— begin SUPPLIED RECORDS —
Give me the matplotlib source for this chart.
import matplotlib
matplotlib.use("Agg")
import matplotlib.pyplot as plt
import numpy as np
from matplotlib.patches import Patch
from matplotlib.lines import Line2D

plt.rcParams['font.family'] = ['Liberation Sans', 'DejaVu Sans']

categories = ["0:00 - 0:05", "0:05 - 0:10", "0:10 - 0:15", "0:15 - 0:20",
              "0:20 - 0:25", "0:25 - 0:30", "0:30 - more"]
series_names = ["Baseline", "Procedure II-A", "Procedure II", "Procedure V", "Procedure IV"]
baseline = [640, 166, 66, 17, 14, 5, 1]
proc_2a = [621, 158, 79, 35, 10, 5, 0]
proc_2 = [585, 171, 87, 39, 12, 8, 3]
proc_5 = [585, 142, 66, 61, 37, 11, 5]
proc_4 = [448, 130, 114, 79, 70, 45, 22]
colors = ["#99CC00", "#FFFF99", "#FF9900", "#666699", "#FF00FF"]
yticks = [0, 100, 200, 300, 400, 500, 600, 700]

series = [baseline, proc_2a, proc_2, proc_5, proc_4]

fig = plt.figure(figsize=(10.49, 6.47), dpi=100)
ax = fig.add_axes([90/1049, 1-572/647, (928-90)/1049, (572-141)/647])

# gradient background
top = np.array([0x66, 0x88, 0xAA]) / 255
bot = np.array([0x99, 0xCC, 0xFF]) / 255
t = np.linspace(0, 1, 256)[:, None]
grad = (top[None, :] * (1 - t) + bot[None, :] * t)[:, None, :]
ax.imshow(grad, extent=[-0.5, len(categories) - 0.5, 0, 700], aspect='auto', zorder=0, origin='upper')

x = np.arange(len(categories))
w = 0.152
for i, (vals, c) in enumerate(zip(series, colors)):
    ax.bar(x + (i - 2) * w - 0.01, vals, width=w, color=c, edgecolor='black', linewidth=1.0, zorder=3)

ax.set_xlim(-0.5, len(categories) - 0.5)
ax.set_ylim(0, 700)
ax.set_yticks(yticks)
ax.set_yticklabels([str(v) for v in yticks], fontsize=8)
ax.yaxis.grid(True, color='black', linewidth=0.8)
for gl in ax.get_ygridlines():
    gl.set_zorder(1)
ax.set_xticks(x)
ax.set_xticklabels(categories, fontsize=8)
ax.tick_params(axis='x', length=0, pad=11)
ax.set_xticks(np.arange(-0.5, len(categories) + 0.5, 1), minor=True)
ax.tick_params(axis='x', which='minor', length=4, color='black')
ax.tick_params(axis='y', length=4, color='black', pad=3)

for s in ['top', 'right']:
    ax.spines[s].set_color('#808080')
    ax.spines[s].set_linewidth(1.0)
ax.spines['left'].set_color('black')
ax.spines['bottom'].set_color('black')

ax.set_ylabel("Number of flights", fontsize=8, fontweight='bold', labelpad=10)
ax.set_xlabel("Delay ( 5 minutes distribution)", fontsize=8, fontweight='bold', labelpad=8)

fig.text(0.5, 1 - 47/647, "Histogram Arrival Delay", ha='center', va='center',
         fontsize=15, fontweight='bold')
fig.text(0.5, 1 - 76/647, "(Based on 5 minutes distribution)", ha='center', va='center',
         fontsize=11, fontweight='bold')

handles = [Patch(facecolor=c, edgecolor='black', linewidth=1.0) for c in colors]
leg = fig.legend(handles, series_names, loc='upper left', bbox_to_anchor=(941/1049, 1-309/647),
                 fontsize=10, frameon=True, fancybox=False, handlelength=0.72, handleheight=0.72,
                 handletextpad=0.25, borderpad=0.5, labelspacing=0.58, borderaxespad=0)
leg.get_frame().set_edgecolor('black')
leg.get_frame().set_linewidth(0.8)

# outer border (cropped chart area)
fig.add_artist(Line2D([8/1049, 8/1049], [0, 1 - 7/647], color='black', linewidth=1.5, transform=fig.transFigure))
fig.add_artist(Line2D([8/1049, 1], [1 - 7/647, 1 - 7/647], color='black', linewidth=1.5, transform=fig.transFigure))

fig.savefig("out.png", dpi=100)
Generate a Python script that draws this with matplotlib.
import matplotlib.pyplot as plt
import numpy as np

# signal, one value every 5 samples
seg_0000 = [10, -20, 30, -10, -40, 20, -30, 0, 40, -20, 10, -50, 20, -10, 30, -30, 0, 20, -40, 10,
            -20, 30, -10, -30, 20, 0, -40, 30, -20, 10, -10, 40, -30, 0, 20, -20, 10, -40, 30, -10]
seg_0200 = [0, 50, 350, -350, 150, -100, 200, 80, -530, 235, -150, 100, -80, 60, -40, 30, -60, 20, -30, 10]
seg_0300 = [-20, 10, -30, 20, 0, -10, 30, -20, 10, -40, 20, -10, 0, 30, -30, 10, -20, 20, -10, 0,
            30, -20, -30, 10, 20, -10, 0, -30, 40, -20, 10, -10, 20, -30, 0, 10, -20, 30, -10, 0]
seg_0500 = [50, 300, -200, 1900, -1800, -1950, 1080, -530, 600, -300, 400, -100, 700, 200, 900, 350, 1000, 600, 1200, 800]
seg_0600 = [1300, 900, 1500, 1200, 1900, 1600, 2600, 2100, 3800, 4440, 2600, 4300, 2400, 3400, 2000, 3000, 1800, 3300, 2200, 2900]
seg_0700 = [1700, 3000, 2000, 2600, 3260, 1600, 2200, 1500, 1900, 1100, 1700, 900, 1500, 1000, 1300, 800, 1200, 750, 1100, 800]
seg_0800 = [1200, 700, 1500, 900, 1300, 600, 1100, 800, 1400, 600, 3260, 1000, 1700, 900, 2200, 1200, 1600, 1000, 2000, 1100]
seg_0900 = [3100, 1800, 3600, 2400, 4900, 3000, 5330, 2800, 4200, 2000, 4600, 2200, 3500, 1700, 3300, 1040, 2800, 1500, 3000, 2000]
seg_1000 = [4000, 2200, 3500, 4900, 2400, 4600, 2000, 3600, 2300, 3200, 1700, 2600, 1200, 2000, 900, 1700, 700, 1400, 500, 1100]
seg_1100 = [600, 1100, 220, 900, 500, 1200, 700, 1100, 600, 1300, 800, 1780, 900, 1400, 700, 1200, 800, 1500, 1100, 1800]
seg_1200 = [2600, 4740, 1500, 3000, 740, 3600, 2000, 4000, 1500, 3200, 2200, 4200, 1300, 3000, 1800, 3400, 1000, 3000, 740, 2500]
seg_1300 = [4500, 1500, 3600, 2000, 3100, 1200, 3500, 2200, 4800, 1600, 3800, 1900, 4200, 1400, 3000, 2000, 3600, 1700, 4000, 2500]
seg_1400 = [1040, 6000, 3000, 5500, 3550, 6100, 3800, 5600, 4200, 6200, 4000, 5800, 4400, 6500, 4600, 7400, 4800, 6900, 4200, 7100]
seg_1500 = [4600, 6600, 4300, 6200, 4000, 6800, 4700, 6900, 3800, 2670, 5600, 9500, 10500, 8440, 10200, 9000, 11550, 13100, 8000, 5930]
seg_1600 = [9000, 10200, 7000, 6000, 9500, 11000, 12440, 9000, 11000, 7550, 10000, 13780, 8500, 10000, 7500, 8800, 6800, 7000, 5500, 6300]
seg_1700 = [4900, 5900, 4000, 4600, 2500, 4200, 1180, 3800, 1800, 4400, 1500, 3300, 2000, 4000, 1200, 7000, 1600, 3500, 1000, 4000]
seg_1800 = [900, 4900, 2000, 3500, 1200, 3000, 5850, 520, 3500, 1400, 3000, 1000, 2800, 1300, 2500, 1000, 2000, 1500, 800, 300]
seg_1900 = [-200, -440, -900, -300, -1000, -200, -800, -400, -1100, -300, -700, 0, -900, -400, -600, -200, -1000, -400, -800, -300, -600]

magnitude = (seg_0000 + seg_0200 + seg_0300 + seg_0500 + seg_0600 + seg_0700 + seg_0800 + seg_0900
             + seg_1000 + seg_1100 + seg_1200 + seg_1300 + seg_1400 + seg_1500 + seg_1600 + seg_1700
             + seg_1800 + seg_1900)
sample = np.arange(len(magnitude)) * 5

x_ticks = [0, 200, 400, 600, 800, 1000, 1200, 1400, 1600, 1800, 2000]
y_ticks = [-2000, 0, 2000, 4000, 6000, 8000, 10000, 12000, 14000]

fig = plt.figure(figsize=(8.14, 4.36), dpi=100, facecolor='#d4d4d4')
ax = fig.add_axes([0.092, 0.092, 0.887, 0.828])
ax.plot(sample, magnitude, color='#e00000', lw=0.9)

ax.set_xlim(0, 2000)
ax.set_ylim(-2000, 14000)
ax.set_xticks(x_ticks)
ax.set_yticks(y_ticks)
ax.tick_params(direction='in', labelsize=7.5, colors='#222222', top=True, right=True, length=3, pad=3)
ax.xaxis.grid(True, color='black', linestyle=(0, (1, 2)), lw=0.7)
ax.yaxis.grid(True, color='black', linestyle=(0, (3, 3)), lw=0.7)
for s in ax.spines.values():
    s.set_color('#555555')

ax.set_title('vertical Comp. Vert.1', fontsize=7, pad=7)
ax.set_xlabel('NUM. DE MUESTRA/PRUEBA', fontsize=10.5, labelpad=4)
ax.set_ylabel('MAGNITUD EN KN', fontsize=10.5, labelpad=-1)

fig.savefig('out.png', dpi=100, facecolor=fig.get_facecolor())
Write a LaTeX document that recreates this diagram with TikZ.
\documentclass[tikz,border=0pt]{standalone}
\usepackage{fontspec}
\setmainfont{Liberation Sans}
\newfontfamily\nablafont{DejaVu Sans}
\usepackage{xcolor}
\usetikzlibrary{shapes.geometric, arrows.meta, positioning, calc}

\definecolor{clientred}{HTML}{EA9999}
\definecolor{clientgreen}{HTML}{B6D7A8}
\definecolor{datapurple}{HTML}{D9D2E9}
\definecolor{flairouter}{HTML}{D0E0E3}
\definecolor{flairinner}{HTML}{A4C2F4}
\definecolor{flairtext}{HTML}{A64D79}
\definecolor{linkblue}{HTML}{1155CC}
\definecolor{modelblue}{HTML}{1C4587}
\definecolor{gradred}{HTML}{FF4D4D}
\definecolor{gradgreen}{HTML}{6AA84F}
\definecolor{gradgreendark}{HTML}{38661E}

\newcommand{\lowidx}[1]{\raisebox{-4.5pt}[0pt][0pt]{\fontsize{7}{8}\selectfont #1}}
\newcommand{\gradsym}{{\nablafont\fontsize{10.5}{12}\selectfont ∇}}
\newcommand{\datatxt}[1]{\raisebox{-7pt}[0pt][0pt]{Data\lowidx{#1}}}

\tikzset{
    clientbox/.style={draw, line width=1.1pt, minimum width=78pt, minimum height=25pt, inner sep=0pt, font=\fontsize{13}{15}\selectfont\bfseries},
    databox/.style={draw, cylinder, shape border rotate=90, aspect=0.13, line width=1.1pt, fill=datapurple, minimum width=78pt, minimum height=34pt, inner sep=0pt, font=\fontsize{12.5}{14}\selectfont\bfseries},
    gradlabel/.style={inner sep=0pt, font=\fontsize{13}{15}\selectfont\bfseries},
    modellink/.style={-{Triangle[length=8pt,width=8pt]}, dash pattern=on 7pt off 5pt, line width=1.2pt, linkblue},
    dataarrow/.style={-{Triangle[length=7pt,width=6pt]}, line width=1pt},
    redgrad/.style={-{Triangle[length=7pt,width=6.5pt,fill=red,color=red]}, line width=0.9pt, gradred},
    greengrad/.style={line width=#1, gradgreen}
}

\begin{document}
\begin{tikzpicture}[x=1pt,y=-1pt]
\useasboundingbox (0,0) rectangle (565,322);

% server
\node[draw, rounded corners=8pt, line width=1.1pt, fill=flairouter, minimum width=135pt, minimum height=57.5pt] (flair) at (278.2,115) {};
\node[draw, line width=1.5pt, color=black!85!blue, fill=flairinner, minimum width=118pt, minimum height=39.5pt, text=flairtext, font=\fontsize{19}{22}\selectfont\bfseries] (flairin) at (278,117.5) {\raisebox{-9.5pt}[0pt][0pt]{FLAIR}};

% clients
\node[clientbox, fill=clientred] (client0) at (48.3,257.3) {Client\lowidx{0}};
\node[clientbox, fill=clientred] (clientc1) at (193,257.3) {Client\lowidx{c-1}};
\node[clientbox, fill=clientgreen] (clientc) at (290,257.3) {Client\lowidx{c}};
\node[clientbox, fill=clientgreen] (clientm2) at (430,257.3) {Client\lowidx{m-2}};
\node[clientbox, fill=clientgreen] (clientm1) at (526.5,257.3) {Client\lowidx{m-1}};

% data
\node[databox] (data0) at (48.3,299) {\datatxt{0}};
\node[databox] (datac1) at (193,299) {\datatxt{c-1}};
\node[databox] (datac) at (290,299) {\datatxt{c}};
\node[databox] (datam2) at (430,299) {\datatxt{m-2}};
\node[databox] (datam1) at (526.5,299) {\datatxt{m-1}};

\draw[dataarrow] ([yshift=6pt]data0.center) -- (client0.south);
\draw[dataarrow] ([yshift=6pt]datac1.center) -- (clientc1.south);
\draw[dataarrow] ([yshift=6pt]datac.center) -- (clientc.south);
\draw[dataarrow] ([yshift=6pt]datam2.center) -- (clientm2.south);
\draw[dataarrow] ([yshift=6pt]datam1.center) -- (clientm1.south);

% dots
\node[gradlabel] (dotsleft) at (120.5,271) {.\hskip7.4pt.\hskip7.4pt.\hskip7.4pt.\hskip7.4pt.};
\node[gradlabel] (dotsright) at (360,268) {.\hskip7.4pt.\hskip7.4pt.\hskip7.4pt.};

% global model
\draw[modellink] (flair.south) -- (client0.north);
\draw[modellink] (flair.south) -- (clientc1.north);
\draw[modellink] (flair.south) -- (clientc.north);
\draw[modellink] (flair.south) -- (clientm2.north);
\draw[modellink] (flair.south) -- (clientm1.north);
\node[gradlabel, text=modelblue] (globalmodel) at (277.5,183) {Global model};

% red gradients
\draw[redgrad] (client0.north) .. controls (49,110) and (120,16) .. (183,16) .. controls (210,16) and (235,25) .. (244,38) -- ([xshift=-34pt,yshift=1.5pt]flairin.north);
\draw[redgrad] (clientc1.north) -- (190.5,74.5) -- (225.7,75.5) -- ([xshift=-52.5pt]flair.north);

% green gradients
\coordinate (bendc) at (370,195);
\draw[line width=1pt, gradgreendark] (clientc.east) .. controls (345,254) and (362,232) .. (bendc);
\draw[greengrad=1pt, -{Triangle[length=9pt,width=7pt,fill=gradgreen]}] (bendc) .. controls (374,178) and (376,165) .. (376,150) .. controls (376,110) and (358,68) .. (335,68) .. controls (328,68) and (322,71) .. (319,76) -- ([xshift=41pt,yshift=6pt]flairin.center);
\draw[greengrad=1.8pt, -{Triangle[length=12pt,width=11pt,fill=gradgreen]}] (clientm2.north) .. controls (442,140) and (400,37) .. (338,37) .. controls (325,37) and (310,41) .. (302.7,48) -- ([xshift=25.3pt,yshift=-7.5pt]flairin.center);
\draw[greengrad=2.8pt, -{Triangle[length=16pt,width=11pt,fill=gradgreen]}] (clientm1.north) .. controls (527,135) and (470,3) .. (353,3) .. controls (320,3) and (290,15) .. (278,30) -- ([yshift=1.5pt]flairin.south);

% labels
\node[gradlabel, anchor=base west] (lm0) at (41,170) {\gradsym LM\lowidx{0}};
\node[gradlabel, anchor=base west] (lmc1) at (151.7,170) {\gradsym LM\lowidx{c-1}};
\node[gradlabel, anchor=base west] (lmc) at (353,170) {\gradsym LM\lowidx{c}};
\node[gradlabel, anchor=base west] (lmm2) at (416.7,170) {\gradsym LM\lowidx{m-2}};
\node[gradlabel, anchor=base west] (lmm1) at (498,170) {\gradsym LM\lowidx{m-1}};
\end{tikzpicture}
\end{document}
— end SUPPLIED RECORDS —
SET TASK:
Repeat exactly the lines from the first line of the records above through the line containing "1-572/647, (928-90)/1049, (572-141)/647])", both included, and nothing else.

COMPLETED EXERCISE:
Give me the matplotlib source for this chart.
import matplotlib
matplotlib.use("Agg")
import matplotlib.pyplot as plt
import numpy as np
from matplotlib.patches import Patch
from matplotlib.lines import Line2D

plt.rcParams['font.family'] = ['Liberation Sans', 'DejaVu Sans']

categories = ["0:00 - 0:05", "0:05 - 0:10", "0:10 - 0:15", "0:15 - 0:20",
              "0:20 - 0:25", "0:25 - 0:30", "0:30 - more"]
series_names = ["Baseline", "Procedure II-A", "Procedure II", "Procedure V", "Procedure IV"]
baseline = [640, 166, 66, 17, 14, 5, 1]
proc_2a = [621, 158, 79, 35, 10, 5, 0]
proc_2 = [585, 171, 87, 39, 12, 8, 3]
proc_5 = [585, 142, 66, 61, 37, 11, 5]
proc_4 = [448, 130, 114, 79, 70, 45, 22]
colors = ["#99CC00", "#FFFF99", "#FF9900", "#666699", "#FF00FF"]
yticks = [0, 100, 200, 300, 400, 500, 600, 700]

series = [baseline, proc_2a, proc_2, proc_5, proc_4]

fig = plt.figure(figsize=(10.49, 6.47), dpi=100)
ax = fig.add_axes([90/1049, 1-572/647, (928-90)/1049, (572-141)/647])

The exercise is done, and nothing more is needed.